The instructor helped to remove the bowl from the chuck. If you do it wrong you may fling your bowl across the room and ruin it.  I want to try one more class where I do everything from start to finish with no help.

Then I can do it on my own.

  

I need a few more things to make a bowl on my own.  We have a Shopsmith that includes a lathe and some basic chisels. I can't wait for the first one I make on my own equipment.  Or maybe the tenth on my own equipment. That one is bound to be better than the first.


Sunday, October 14, 2018

My First Cardigan

I have knit many elaborate afghans.  I consider myself a fairly accomplished knitter.  But I have never knit a sweater and I have always wanted to try one.

Now that we have a granddaughter, I thought I could start with a child's sweater.  She would be less critical than an adult and she would outgrow it before too long so wouldn't be stuck wearing a poorly knitted item for a long time.

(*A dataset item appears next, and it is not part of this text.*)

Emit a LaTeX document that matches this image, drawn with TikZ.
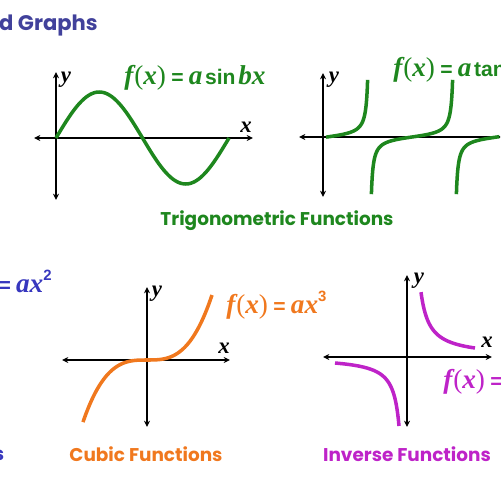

Rachel is wearing size 3 clothing, but I used a size 4 pattern.  I wasn't sure how long it would take to finish this first project.  I chose to knit a cardigan. That is a sweater that buttons up, rather than a jumper that pulls over the head.

  

The pattern was quite simple.  You knit the back, the two front pieces and the sleeves.

  

Next you sew the front shoulders to the back.  Then the sleeves are sewn in.  After the sleeves are in you sew from the bottom to the armpit, closing the body of the cardigan.  Knit the wrist to the armpit, closing the sleeves.  I used place holders to make sure the pieces lined up correctly.

  

The part that was the scariest was knitting in the front placket.  To do this, you pick up stitches from the edge of the front of the opening in the cardigan and sew up and around until it is an inch wide.  I needed to go back to Yarn Explosion and view YouTube videos to figure out the whole process.

  

I also needed YouTube help to knit in the buttonholes.  The pattern I purchased was woefully inadequate for a novice sweater knitter.

  

The ladies at Yarn Explosion suggested cutting a square of felt to use as a backing when sewing on the buttons.

  

After sewing, I cut the excess away, so there was stability behind the button, but it wasn't visible .

  

I like the finished product. I hope Rachel does.

  

Now I am inspired to do a grown-up version.   Maybe one with cables and a more elaborate pattern.  It is fun and rewarding.

But next I am going to try working with a lathe to learn to make wooden bowls.